*Aim of the exercise:*
Below are records; please write out exactly the lines from the first line through the line containing "0.91, 0.96, 1.0]", with no pictures.

(Entries with chart source code)
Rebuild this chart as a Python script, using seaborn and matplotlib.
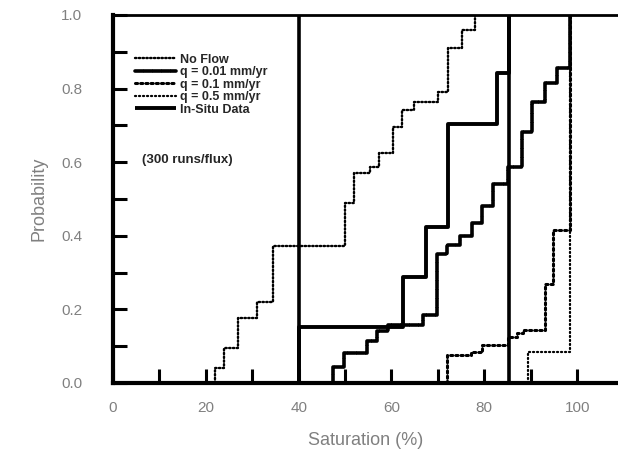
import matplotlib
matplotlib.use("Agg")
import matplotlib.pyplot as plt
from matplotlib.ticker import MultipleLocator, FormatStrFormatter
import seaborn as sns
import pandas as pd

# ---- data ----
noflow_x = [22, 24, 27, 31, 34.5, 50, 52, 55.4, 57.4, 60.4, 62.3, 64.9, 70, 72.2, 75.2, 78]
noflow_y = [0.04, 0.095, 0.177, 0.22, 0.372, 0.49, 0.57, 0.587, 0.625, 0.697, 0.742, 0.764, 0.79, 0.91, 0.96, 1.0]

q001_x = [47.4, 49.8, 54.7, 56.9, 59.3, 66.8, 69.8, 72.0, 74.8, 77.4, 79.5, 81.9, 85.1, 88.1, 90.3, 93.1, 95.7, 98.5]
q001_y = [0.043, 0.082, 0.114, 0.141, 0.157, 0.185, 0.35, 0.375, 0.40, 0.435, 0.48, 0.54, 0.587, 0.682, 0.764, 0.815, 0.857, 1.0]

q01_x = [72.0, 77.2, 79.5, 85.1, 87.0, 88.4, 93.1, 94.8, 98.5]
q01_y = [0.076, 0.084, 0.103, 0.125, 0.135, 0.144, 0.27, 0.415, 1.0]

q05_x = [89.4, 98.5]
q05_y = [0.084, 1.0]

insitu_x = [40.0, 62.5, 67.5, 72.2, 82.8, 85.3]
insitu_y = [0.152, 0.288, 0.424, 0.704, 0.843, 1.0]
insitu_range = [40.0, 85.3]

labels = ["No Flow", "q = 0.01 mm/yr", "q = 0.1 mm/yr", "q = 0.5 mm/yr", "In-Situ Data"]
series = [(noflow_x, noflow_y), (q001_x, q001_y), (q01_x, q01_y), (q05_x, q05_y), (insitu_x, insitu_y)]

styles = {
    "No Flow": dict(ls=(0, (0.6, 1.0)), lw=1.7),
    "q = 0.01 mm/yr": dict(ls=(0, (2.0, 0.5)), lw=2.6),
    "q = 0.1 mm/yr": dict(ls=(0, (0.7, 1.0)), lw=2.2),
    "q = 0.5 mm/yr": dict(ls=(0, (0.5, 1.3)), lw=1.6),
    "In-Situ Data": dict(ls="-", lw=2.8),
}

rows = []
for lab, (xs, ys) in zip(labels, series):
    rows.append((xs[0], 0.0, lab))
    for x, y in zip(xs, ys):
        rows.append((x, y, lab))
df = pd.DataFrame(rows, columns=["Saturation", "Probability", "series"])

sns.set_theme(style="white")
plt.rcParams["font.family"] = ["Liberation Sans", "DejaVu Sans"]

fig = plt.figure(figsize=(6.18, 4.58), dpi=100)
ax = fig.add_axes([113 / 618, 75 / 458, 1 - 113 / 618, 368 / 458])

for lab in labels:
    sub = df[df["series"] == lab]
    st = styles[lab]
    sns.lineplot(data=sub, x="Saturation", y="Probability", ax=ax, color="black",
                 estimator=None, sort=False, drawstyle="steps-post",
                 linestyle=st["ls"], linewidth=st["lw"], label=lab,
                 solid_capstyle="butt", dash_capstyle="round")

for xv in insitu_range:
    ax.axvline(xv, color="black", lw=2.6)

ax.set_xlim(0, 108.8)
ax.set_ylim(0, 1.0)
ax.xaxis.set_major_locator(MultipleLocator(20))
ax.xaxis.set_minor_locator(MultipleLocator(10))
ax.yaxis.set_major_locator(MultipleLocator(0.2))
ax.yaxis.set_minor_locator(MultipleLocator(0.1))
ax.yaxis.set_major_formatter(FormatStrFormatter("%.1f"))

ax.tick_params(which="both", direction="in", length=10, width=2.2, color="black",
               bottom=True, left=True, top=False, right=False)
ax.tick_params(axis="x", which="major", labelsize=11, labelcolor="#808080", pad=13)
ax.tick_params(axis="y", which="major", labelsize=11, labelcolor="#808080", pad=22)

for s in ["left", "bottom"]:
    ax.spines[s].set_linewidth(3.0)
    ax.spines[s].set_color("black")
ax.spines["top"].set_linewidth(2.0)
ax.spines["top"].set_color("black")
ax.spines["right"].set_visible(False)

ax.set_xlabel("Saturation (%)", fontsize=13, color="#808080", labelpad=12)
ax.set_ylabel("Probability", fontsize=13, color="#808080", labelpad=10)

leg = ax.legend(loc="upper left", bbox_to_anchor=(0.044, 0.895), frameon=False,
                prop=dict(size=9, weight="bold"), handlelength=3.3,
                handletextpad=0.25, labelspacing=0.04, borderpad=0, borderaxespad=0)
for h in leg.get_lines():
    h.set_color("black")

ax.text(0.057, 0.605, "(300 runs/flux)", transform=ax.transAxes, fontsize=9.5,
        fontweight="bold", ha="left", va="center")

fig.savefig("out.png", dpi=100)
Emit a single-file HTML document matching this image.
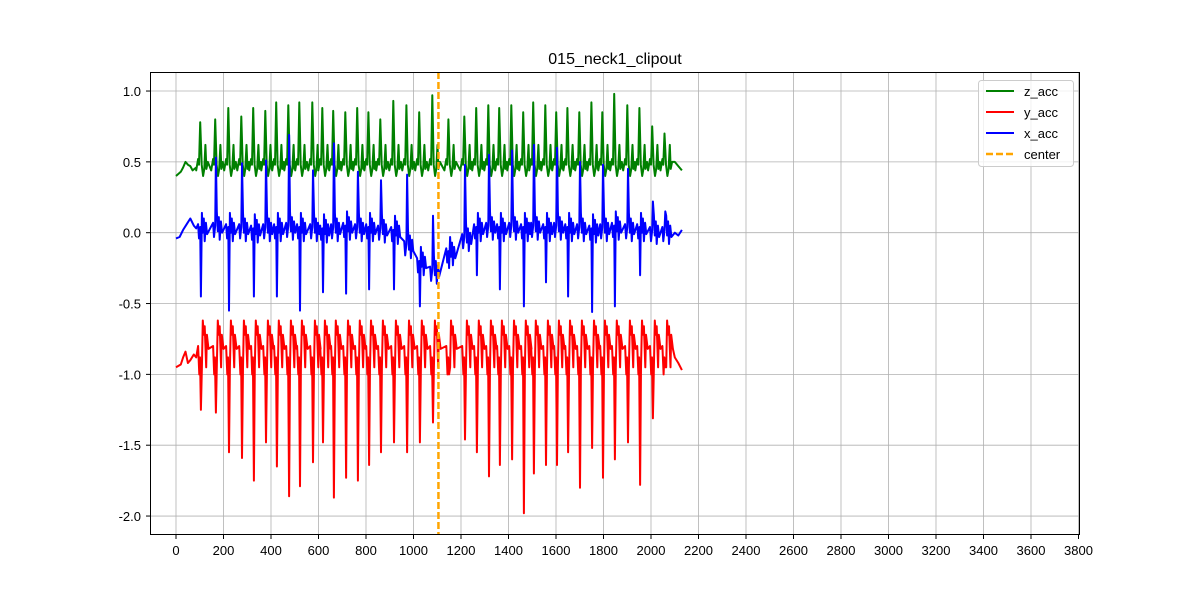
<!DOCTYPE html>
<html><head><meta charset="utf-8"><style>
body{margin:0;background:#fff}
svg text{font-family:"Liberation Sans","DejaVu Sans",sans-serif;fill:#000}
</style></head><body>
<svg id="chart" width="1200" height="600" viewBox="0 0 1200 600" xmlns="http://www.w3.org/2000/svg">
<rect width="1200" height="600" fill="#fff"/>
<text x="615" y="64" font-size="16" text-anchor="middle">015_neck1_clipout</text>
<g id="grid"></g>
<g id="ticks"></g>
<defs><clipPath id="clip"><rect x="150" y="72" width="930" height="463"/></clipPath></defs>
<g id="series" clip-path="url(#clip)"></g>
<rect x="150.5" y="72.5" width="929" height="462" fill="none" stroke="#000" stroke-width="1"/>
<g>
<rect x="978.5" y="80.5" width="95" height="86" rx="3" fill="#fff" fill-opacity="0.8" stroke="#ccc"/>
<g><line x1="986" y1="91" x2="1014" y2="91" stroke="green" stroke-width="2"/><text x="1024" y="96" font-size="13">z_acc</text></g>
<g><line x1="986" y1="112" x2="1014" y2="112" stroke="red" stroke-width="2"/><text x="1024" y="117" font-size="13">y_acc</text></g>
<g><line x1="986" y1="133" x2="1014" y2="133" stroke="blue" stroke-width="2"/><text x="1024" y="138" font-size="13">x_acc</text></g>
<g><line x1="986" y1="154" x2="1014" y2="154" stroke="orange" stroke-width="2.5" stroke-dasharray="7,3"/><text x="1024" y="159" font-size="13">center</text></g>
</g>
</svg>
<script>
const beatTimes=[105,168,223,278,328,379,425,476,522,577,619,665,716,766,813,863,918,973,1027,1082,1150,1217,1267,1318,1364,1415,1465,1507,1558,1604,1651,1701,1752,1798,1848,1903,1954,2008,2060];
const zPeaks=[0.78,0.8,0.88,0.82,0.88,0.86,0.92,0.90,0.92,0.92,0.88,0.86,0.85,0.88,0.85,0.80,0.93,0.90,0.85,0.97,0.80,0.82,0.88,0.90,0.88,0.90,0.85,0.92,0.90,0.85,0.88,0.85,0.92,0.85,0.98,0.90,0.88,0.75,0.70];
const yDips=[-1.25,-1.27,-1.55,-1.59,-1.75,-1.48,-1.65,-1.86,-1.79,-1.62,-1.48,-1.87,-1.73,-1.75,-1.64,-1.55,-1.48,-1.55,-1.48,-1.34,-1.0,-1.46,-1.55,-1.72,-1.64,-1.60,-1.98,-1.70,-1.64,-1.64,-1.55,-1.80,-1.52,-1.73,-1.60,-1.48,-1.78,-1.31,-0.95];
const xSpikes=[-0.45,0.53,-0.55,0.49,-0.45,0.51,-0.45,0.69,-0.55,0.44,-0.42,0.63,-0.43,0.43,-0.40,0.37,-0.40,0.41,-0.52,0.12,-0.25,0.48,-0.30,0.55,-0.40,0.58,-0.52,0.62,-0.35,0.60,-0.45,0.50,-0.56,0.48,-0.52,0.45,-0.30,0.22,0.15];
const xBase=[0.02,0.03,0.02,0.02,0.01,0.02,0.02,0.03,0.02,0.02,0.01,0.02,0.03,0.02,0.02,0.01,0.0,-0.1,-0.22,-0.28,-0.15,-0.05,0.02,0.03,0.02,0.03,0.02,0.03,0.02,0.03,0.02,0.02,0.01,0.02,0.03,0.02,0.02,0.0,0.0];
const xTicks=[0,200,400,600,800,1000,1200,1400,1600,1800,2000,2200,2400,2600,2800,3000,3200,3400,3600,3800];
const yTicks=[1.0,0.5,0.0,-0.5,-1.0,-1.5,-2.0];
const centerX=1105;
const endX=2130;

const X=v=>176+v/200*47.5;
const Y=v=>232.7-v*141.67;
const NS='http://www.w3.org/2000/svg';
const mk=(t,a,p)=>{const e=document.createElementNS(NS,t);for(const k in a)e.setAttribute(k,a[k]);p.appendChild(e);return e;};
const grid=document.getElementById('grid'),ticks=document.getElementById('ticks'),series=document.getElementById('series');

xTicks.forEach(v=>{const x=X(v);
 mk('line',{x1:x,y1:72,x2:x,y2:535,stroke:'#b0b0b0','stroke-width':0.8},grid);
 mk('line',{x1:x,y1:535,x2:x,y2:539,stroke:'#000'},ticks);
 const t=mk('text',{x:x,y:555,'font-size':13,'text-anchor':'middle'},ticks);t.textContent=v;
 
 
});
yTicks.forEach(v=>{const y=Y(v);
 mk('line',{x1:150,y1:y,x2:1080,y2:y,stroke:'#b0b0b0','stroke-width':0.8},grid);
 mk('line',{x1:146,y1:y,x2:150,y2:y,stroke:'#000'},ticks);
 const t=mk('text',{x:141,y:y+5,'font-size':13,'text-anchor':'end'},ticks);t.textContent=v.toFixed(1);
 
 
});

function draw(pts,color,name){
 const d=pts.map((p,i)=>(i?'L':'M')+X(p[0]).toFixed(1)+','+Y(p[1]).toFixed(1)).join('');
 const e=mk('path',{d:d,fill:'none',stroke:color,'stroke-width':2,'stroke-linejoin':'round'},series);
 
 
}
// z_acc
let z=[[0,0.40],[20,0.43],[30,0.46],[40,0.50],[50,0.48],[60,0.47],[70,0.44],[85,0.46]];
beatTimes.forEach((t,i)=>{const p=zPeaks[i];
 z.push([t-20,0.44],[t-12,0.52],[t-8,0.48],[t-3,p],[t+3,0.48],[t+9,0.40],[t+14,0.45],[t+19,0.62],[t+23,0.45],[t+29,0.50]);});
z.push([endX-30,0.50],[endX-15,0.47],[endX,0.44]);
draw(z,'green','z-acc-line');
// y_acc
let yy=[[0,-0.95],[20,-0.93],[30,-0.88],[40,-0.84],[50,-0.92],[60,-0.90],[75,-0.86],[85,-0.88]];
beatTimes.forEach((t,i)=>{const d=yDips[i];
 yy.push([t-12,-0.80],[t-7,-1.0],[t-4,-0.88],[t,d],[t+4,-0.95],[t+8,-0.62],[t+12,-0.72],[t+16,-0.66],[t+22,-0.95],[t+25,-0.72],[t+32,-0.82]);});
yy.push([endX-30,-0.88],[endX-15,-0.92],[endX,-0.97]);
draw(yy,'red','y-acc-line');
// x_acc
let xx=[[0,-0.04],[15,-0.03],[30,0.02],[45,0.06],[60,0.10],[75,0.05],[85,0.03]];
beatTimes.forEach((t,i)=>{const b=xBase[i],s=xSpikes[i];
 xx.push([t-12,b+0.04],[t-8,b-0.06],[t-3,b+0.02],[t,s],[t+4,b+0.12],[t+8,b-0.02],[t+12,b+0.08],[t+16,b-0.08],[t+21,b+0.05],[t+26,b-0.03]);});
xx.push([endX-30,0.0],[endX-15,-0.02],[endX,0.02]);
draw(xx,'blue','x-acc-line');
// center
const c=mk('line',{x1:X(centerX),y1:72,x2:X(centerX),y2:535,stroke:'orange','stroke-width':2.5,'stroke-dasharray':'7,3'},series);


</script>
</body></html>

*Solution to the problem:*
Rebuild this chart as a Python script, using seaborn and matplotlib.
import matplotlib
matplotlib.use("Agg")
import matplotlib.pyplot as plt
from matplotlib.ticker import MultipleLocator, FormatStrFormatter
import seaborn as sns
import pandas as pd

# ---- data ----
noflow_x = [22, 24, 27, 31, 34.5, 50, 52, 55.4, 57.4, 60.4, 62.3, 64.9, 70, 72.2, 75.2, 78]
noflow_y = [0.04, 0.095, 0.177, 0.22, 0.372, 0.49, 0.57, 0.587, 0.625, 0.697, 0.742, 0.764, 0.79, 0.91, 0.96, 1.0]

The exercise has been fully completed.